I wish much to see what you say a respectable friend of mine has undertaken to write respecting the peace. It is a pity it has been delayed. If it had appeared earlier it might have prevented much mischief, by securing our friends in their situations; for we know not who will succeed them, nor what credit they will hold.

By my doubts of the propriety of my going soon to London, I meant no reflection on my friends or yours. If I had any call there besides the pleasure of seeing those I love, I should have no doubts. If I live to arrive there I shall certainly embrace your kind invitation, and take up my abode with you. Make my compliments and respects acceptable to Mrs. Vaughan.

I know not what foundation there can be for saying that I abuse England as much as before the peace. I am not apt, I think, to be abusive: of the two I had rather be abused.

Inclosed are the letters you desire. I wish to hear from you more frequently, and to have through you such new pamphlets as you may think worth my reading. I am ever, my dear friend, yours most affectionately,

B. Franklin.

[Note numbering follows the Franklin Papers source.]

4The year assigned by WTF is obviously an error, as the present letter is a response to Vaughan’s of Feb. 25, above. The enclosures mentioned in the last paragraph were most likely the recommendations Vaughan requested for Grigby and Darby. The latter, written to RB, is immediately above.

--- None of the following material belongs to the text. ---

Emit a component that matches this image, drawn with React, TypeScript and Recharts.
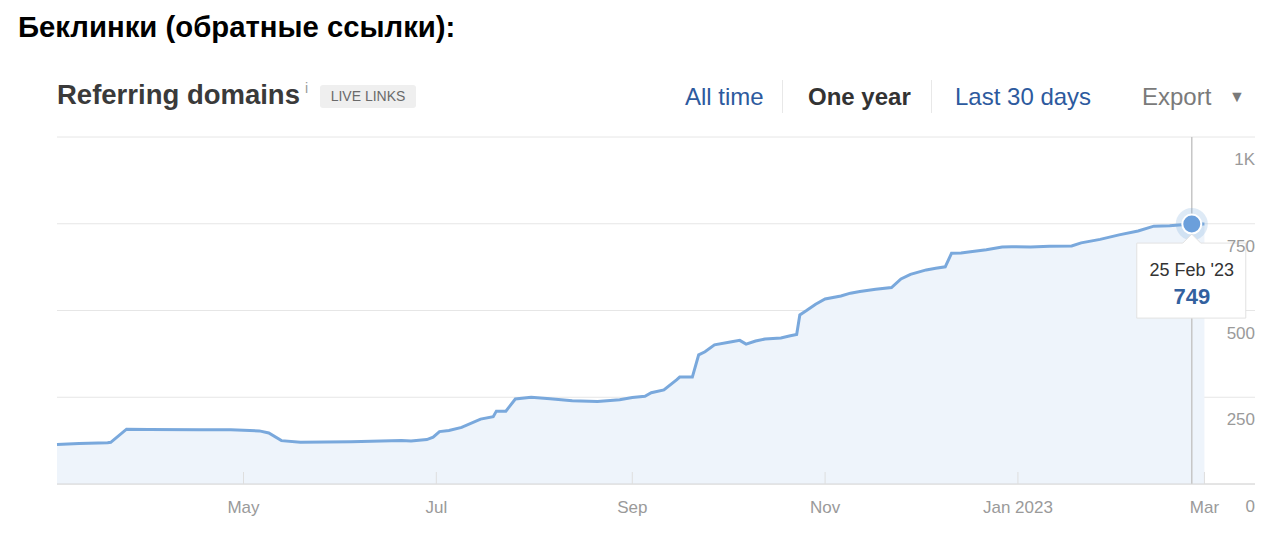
import React from "react";
import { AreaChart, Area, XAxis, YAxis, CartesianGrid, ReferenceLine, ReferenceDot } from "recharts";

// referring domains, one year view
const dates = [
  "2022-03-03", "2022-03-10", "2022-03-19", "2022-03-20", "2022-03-25", "2022-04-01", "2022-04-17",
  "2022-04-27", "2022-05-06", "2022-05-09", "2022-05-13", "2022-05-19", "2022-06-04", "2022-06-20",
  "2022-06-23", "2022-06-28", "2022-06-30", "2022-07-02", "2022-07-05", "2022-07-09", "2022-07-15",
  "2022-07-19", "2022-07-20", "2022-07-23", "2022-07-26", "2022-07-31", "2022-08-06", "2022-08-13",
  "2022-08-21", "2022-08-28", "2022-09-01", "2022-09-05", "2022-09-07", "2022-09-11", "2022-09-15",
  "2022-09-16", "2022-09-20", "2022-09-22", "2022-09-24", "2022-09-27", "2022-10-02", "2022-10-05",
  "2022-10-07", "2022-10-10", "2022-10-13", "2022-10-18", "2022-10-21", "2022-10-23", "2022-10-24",
  "2022-10-26", "2022-10-29", "2022-11-01", "2022-11-06", "2022-11-09", "2022-11-12", "2022-11-17",
  "2022-11-22", "2022-11-25", "2022-11-28", "2022-12-03", "2022-12-06", "2022-12-09", "2022-12-11",
  "2022-12-14", "2022-12-17", "2022-12-22", "2022-12-27", "2022-12-30", "2023-01-05", "2023-01-11",
  "2023-01-18", "2023-01-21", "2023-01-27", "2023-02-02", "2023-02-08", "2023-02-13", "2023-02-18",
  "2023-02-25", "2023-03-01",
];
const domains = [
  114, 117, 119, 120, 158, 157, 156,
  156, 153, 147, 125, 120, 122, 125,
  124, 128, 135, 151, 154, 163, 187,
  194, 210, 210, 245, 250, 246, 240,
  238, 243, 249, 253, 263, 271, 300,
  308, 308, 372, 381, 401, 409, 414,
  403, 412, 418, 421, 427, 431, 487,
  499, 518, 533, 542, 550, 555, 561,
  566, 591, 604, 617, 622, 626, 665,
  666, 669, 675, 683, 684, 683, 685,
  686, 695, 705, 718, 729, 743, 744,
  749, 749,
];

const rangeStart = "2022-03-03";
const rangeEnd = "2023-03-17";
const monthTicks = ["2022-05-01", "2022-07-01", "2022-09-01", "2022-11-01", "2023-01-01", "2023-03-01"];
const monthLabels = ["May", "Jul", "Sep", "Nov", "Jan 2023", "Mar"];
const valueTicks = [0, 250, 500, 750, 1000];
const valueLabels = ["0", "250", "500", "750", "1K"];

const hoverDate = "2023-02-25";
const hoverValue = 749;
const hoverLabel = "25 Feb '23";

const toTs = (d: string) => Date.parse(d + "T00:00:00Z");
const data = dates.map((d, i) => ({ t: toTs(d), v: domains[i] }));
const tickTs = monthTicks.map(toTs);

const FONT = '"Liberation Sans", Arial, Helvetica, sans-serif';

const XTick = (props: any) => {
  const { x, y, payload } = props;
  const label = monthLabels[tickTs.indexOf(payload.value)];
  return (
    <g>
      <line x1={x} x2={x} y1={y - 12} y2={y} stroke="#dedede" />
      <text x={x} y={y + 29} textAnchor="middle" fill="#9a9a9a" fontSize={17} fontFamily={FONT}>
        {label}
      </text>
    </g>
  );
};

const YTick = (props: any) => {
  const { x, y, payload } = props;
  return (
    <text x={x} y={y + 28} textAnchor="end" fill="#9a9a9a" fontSize={17} fontFamily={FONT}>
      {valueLabels[valueTicks.indexOf(payload.value)]}
    </text>
  );
};

const HoverMarker = (props: any) => {
  const { cx, cy } = props;
  const l = cx - 55, r = cx + 54, t = cy + 19, b = cy + 94;
  const box = `M${l},${t} L${cx - 9},${t} L${cx},${t - 9} L${cx + 9},${t} L${r},${t} L${r},${b} L${l},${b} Z`;
  return (
    <g>
      <circle cx={cx} cy={cy} r={16} fill="#7aaadc" fillOpacity={0.25} />
      <circle cx={cx} cy={cy} r={9.5} fill="#6b9fdb" stroke="#fff" strokeWidth={2} />
      <path d={box} fill="#fff" stroke="#e2e2e2" />
      <text x={cx} y={cy + 52} textAnchor="middle" fill="#333" fontSize={18} fontFamily={FONT}>
        {hoverLabel}
      </text>
      <text x={cx} y={cy + 80} textAnchor="middle" fill="#33619f" fontSize={22} fontWeight="bold" fontFamily={FONT}>
        {hoverValue}
      </text>
    </g>
  );
};

const sep: React.CSSProperties = { position: "absolute", top: 80, width: 1, height: 33, background: "#e8e8e8" };
const navText: React.CSSProperties = { position: "absolute", top: 85, fontSize: 24, lineHeight: 1, whiteSpace: "nowrap" };

export default function App() {
  return (
    <div style={{ position: "absolute", left: 0, top: 0, width: 1286, height: 546, background: "#fff", fontFamily: FONT }}>
      <div style={{ position: "absolute", left: 18, top: 12, fontSize: 29.3, lineHeight: 1, fontWeight: "bold", color: "#000", whiteSpace: "nowrap" }}>
        Беклинки (обратные ссылки):
      </div>

      <div style={{ position: "absolute", left: 57, top: 81, fontSize: 27.5, lineHeight: 1, fontWeight: "bold", color: "#3a3a3a", whiteSpace: "nowrap" }}>
        Referring domains
      </div>
      <div style={{ position: "absolute", left: 305, top: 81, fontSize: 14, lineHeight: 1, color: "#999" }}>i</div>
      <div style={{ position: "absolute", left: 320, top: 85, width: 96, height: 23, lineHeight: "23px", background: "#efefef", borderRadius: 3, textAlign: "center", fontSize: 14, color: "#6a6a6a" }}>
        LIVE LINKS
      </div>

      <div style={{ ...navText, left: 685, color: "#2d5a9e" }}>All time</div>
      <div style={{ ...sep, left: 782 }} />
      <div style={{ ...navText, left: 808, color: "#333", fontWeight: "bold" }}>One year</div>
      <div style={{ ...sep, left: 931 }} />
      <div style={{ ...navText, left: 955, color: "#2d5a9e" }}>Last 30 days</div>
      <div style={{ ...navText, left: 1142, color: "#7a7a7a" }}>Export</div>
      <div style={{ position: "absolute", left: 1229, top: 89, fontSize: 16, lineHeight: 1, color: "#7a7a7a" }}>▼</div>

      <div style={{ position: "absolute", left: 0, top: 0 }}>
        <AreaChart width={1286} height={546} data={data} margin={{ top: 137, right: 30, bottom: 22, left: 57 }}>
          <CartesianGrid vertical={false} stroke="#e6e6e6" />
          <XAxis
            dataKey="t"
            type="number"
            scale="time"
            domain={[toTs(rangeStart), toTs(rangeEnd)]}
            ticks={tickTs}
            interval={0}
            height={40}
            tickSize={0}
            tickMargin={0}
            tick={<XTick />}
            axisLine={{ stroke: "#d6d6d6" }}
            tickLine={false}
          />
          <YAxis
            orientation="right"
            width={1}
            domain={[0, 1000]}
            ticks={valueTicks}
            interval={0}
            tickSize={0}
            tickMargin={0}
            tick={<YTick />}
            axisLine={false}
            tickLine={false}
          />
          <Area
            type="linear"
            dataKey="v"
            stroke="#79a8dc"
            strokeWidth={3}
            fill="#eef4fb"
            fillOpacity={1}
            dot={false}
            activeDot={false}
            isAnimationActive={false}
          />
          <ReferenceLine x={toTs(hoverDate)} stroke="#c6c6c6" strokeWidth={1.5} />
          <ReferenceDot x={toTs(hoverDate)} y={hoverValue} shape={<HoverMarker />} />
        </AreaChart>
      </div>
    </div>
  );
}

The former is unlocated, but BF wrote David Hartley on March 23 that he sent it to Vaughan “the other day.” Vaughan forwarded either the original of the present letter or a copy to Shelburne on March 30; a typescript of his covering letter is at the APS.

5Article 5 of the preliminary articles (XXXVIII, 385–6), a compromise that followed weeks of dispute. For the earlier proposals and debate see XXXVIII, 324, 370n, 375–7.